> [Supplied entries]:
-----
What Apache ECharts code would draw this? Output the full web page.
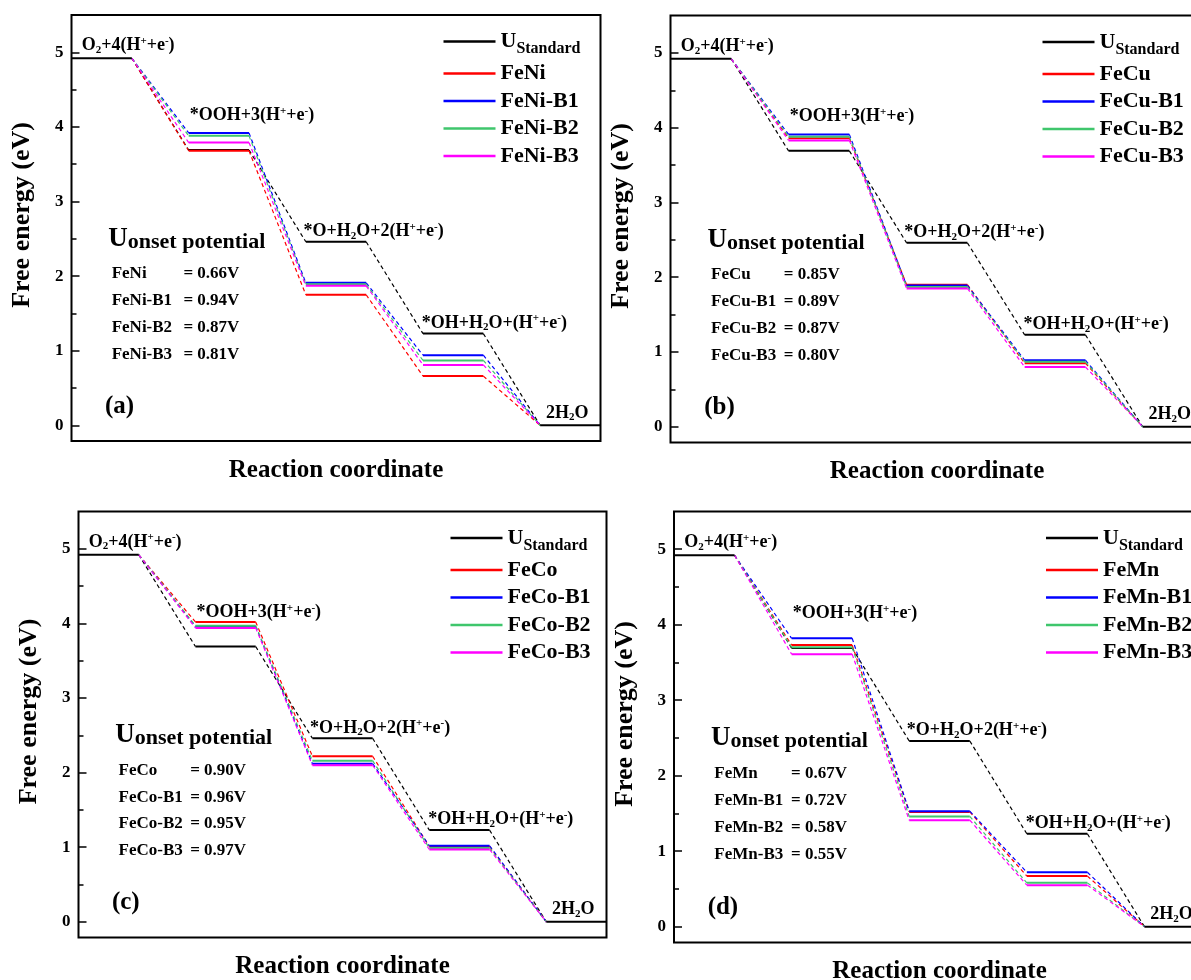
<!DOCTYPE html>
<html>
<head>
<meta charset="utf-8">
<title>Free energy diagrams</title>
<script src="https://cdn.jsdelivr.net/npm/echarts@6/dist/echarts.min.js"></script>
<style>
html, body { margin: 0; padding: 0; background: #fff; }
#main { width: 1191px; height: 980px; }
</style>
</head>
<body>
<div id="main"></div>
<script>
var SERIF = '"Liberation Serif", "Times New Roman", serif';

// reaction steps, rich text: {sub|..} subscript, {sup|..} superscript
var stepLabels = [
    '{n|O}{sub|2}{n|+4(H}{sup|+}{n|+e}{sup|-}{n|)}',
    '{n|*OOH+3(H}{sup|+}{n|+e}{sup|-}{n|)}',
    '{n|*O+H}{sub|2}{n|O+2(H}{sup|+}{n|+e}{sup|-}{n|)}',
    '{n|*OH+H}{sub|2}{n|O+(H}{sup|+}{n|+e}{sup|-}{n|)}',
    '{n|2H}{sub|2}{n|O}'
];

// free energy of each step (eV)
var standard = [4.92, 3.69, 2.46, 1.23, 0];

var feNi   = [4.92, 3.68, 1.75, 0.66, 0];
var feNiB1 = [4.92, 3.92, 1.91, 0.94, 0];
var feNiB2 = [4.92, 3.88, 1.89, 0.87, 0];
var feNiB3 = [4.92, 3.79, 1.87, 0.81, 0];

var feCu   = [4.92, 3.86, 1.90, 0.85, 0];
var feCuB1 = [4.92, 3.91, 1.89, 0.89, 0];
var feCuB2 = [4.92, 3.88, 1.87, 0.87, 0];
var feCuB3 = [4.92, 3.83, 1.85, 0.80, 0];

var feCo   = [4.92, 4.02, 2.22, 1.01, 0];
var feCoB1 = [4.92, 3.96, 2.12, 1.02, 0];
var feCoB2 = [4.92, 3.97, 2.16, 0.99, 0];
var feCoB3 = [4.92, 3.94, 2.10, 0.97, 0];

var feMn   = [4.92, 3.73, 1.52, 0.67, 0];
var feMnB1 = [4.92, 3.82, 1.53, 0.72, 0];
var feMnB2 = [4.92, 3.70, 1.46, 0.58, 0];
var feMnB3 = [4.92, 3.61, 1.41, 0.55, 0];

var namesA = ['FeNi', 'FeNi-B1', 'FeNi-B2', 'FeNi-B3'];
var namesB = ['FeCu', 'FeCu-B1', 'FeCu-B2', 'FeCu-B3'];
var namesC = ['FeCo', 'FeCo-B1', 'FeCo-B2', 'FeCo-B3'];
var namesD = ['FeMn', 'FeMn-B1', 'FeMn-B2', 'FeMn-B3'];

var onsetA = ['0.66V', '0.94V', '0.87V', '0.81V'];
var onsetB = ['0.85V', '0.89V', '0.87V', '0.80V'];
var onsetC = ['0.90V', '0.96V', '0.95V', '0.97V'];
var onsetD = ['0.67V', '0.72V', '0.58V', '0.55V'];

var yTicks = [0, 1, 2, 3, 4, 5];
var yMinorTicks = [0.5, 1.5, 2.5, 3.5, 4.5];

var colors = ['#ff0000', '#0000ff', '#3fc66c', '#ff00ff'];

var panels = [
    {letter: '(a)', names: namesA, onset: onsetA, levels: [feNi, feNiB1, feNiB2, feNiB3], eqAt: 0.955},
    {letter: '(b)', names: namesB, onset: onsetB, levels: [feCu, feCuB1, feCuB2, feCuB3], eqAt: 0.96},
    {letter: '(c)', names: namesC, onset: onsetC, levels: [feCo, feCoB1, feCoB2, feCoB3], eqAt: 0.955},
    {letter: '(d)', names: namesD, onset: onsetD, levels: [feMn, feMnB1, feMnB2, feMnB3], eqAt: 0.995}
];

// layout
var grids = [
    {left: 71.5, top: 15, width: 529, height: 426},
    {left: 670.5, top: 15.5, width: 533, height: 427},
    {left: 78.5, top: 511.5, width: 528, height: 426},
    {left: 674, top: 511.5, width: 531, height: 431}
];
var LEVEL_W = 0.515;
var X_MAX = 4.515;
var BREAK = ['-', '-'];

function solidPoints(vals, from, to) {
    var pts = [];
    for (var k = from; k <= to; k++) {
        if (pts.length) pts.push(BREAK);
        pts.push([k, vals[k]], [k + LEVEL_W, vals[k]]);
    }
    return pts;
}

function dashPoints(vals) {
    var pts = [];
    for (var k = 0; k < vals.length - 1; k++) {
        if (pts.length) pts.push(BREAK);
        pts.push([k + LEVEL_W, vals[k]], [k + 1, vals[k + 1]]);
    }
    return pts;
}

function lineSeries(name, p, color, data, dashed) {
    return {
        name: name,
        type: 'line',
        xAxisIndex: p,
        yAxisIndex: 2 * p,
        data: data,
        symbol: 'none',
        silent: true,
        animation: false,
        color: color,
        itemStyle: {color: color},
        lineStyle: dashed ? {color: color, width: 1.2, type: [4, 3]} : {color: color, width: 2},
        z: dashed ? 2 : 3
    };
}

var axisFont = {fontFamily: SERIF, fontWeight: 'bold', color: '#000'};

var option = {
    backgroundColor: '#fff',
    animation: false,
    grid: [],
    xAxis: [],
    yAxis: [],
    legend: [],
    series: []
};

panels.forEach(function (panel, p) {
    var g = grids[p];
    option.grid.push({
        left: g.left, top: g.top, width: g.width, height: g.height,
        show: true, borderColor: '#000', borderWidth: 2,
        backgroundColor: 'transparent', containLabel: false, outerBoundsMode: 'none'
    });
    option.xAxis.push({
        gridIndex: p, type: 'value', min: 0, max: X_MAX,
        axisLine: {show: false}, axisTick: {show: false},
        axisLabel: {show: false}, splitLine: {show: false},
        name: 'Reaction coordinate', nameLocation: 'middle', nameGap: 17,
        nameTextStyle: Object.assign({fontSize: 25}, axisFont)
    });
    option.yAxis.push({
        gridIndex: p, type: 'value', position: 'left', min: -0.21, max: 5.5,
        axisLine: {show: false}, splitLine: {show: false},
        axisTick: {show: true, inside: true, length: 8, customValues: yTicks,
            lineStyle: {color: '#000', width: 1.5}},
        axisLabel: Object.assign({customValues: yTicks, margin: 8, fontSize: 17}, axisFont)
    });
    option.yAxis.push({
        gridIndex: p, type: 'value', position: 'left', min: -0.21, max: 5.5,
        axisLine: {show: false}, splitLine: {show: false},
        axisTick: {show: true, inside: true, length: 5, customValues: yMinorTicks,
            lineStyle: {color: '#000', width: 1.5}},
        axisLabel: {show: false}
    });

    option.series.push(lineSeries('UStandard', p, '#000', solidPoints(standard, 0, 4), false));
    option.series.push(lineSeries('UStandard~d' + p, p, '#000', dashPoints(standard), true));
    panel.levels.forEach(function (vals, s) {
        option.series.push(lineSeries(panel.names[s] + '~d', p, colors[s], dashPoints(vals), true));
        option.series.push(lineSeries(panel.names[s], p, colors[s], solidPoints(vals, 1, 3), false));
    });

    option.legend.push({
        data: ['UStandard'].concat(panel.names),
        left: g.left + 372, top: g.top + 15.5,
        orient: 'vertical', padding: 0, itemGap: 5.5,
        itemWidth: 52, itemHeight: 2.5, icon: 'rect',
        selectedMode: false,
        formatter: function (name) {
            return name === 'UStandard' ? '{u|U}{s|Standard}' : name;
        },
        textStyle: {
            fontFamily: SERIF, fontWeight: 'bold', fontSize: 22, color: '#000',
            rich: {
                u: {fontFamily: SERIF, fontWeight: 'bold', fontSize: 22, color: '#000'},
                s: {fontFamily: SERIF, fontWeight: 'bold', fontSize: 16, color: '#000', padding: [15, 0, 0, 0]}
            }
        }
    });
});

var chart = echarts.init(document.getElementById('main'));
chart.setOption(option);

// text annotations, anchored in data coordinates of each grid
var stepPos = [[0.087, 5.09], [1.01, 4.15], [1.98, 2.60], [2.99, 1.37], [4.05, 0.165]];
var onsetRows = [2.03, 1.67, 1.31, 0.95];

function font(size) {
    return 'bold ' + size + 'px ' + SERIF;
}

var stepRich = {
    n: {font: font(18)},
    sub: {font: font(11), padding: [9, 0, 0, 0]},
    sup: {font: font(11), padding: [0, 0, 9, 0]}
};

function textEl(pt, text, size, rich, extra) {
    var el = {
        type: 'text', x: pt[0], y: pt[1], silent: true, z: 10,
        style: {
            text: text, font: font(size), fill: '#000',
            align: 'left', verticalAlign: 'middle',
            textAlign: 'left', textVerticalAlign: 'middle'
        }
    };
    if (rich) el.style.rich = rich;
    if (extra) Object.assign(el, extra);
    return el;
}

var graphics = [];
panels.forEach(function (panel, p) {
    var g = grids[p];
    function px(u, v) {
        return chart.convertToPixel({gridIndex: p}, [u, v]);
    }
    stepLabels.forEach(function (lab, k) {
        graphics.push(textEl(px(stepPos[k][0], stepPos[k][1]), lab, 18, stepRich));
    });
    graphics.push(textEl(px(0.314, 2.50), '{u|U}{o|onset potential}', 22, {
        u: {font: font(27)},
        o: {font: font(22), padding: [6, 0, 0, 0]}
    }));
    panel.names.forEach(function (nm, s) {
        graphics.push(textEl(px(0.343, onsetRows[s]), nm, 17));
        graphics.push(textEl(px(panel.eqAt, onsetRows[s]), '= ' + panel.onset[s], 17));
    });
    graphics.push(textEl(px(0.286, 0.255), panel.letter, 25));
    // y axis title
    var yt = textEl([g.left - 49, g.top + g.height / 2 - 13], 'Free energy (eV)', 26, null,
        {rotation: Math.PI / 2});
    yt.style.align = 'center';
    yt.style.textAlign = 'center';
    graphics.push(yt);
});

chart.setOption({graphic: graphics});
</script>
</body>
</html>
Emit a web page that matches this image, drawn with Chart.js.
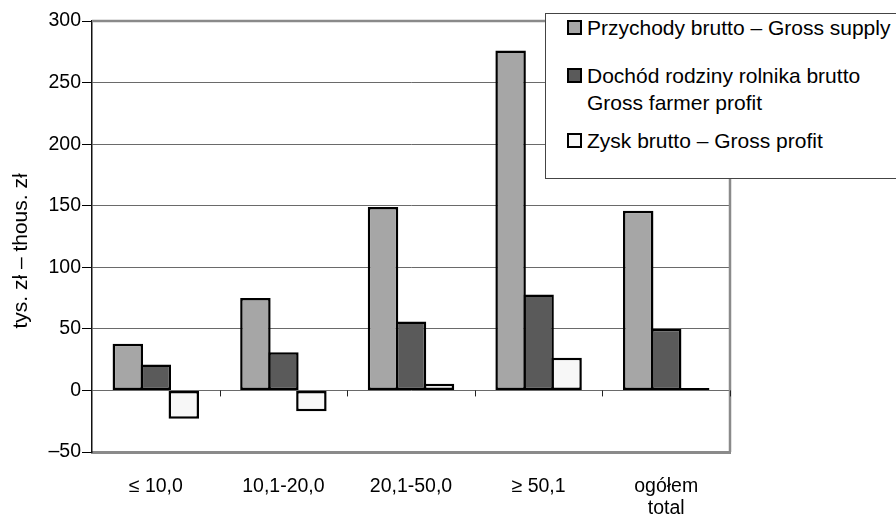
-----
> [Your task]:
Everything from the first line of the entries through the line that contains "var standard = [4.92, 3.69, 2.46, 1.23, 0];" is to be reproduced exactly, except the pictures.

> [Task response]:
What Apache ECharts code would draw this? Output the full web page.
<!DOCTYPE html>
<html>
<head>
<meta charset="utf-8">
<title>Free energy diagrams</title>
<script src="https://cdn.jsdelivr.net/npm/echarts@6/dist/echarts.min.js"></script>
<style>
html, body { margin: 0; padding: 0; background: #fff; }
#main { width: 1191px; height: 980px; }
</style>
</head>
<body>
<div id="main"></div>
<script>
var SERIF = '"Liberation Serif", "Times New Roman", serif';

// reaction steps, rich text: {sub|..} subscript, {sup|..} superscript
var stepLabels = [
    '{n|O}{sub|2}{n|+4(H}{sup|+}{n|+e}{sup|-}{n|)}',
    '{n|*OOH+3(H}{sup|+}{n|+e}{sup|-}{n|)}',
    '{n|*O+H}{sub|2}{n|O+2(H}{sup|+}{n|+e}{sup|-}{n|)}',
    '{n|*OH+H}{sub|2}{n|O+(H}{sup|+}{n|+e}{sup|-}{n|)}',
    '{n|2H}{sub|2}{n|O}'
];

// free energy of each step (eV)
var standard = [4.92, 3.69, 2.46, 1.23, 0];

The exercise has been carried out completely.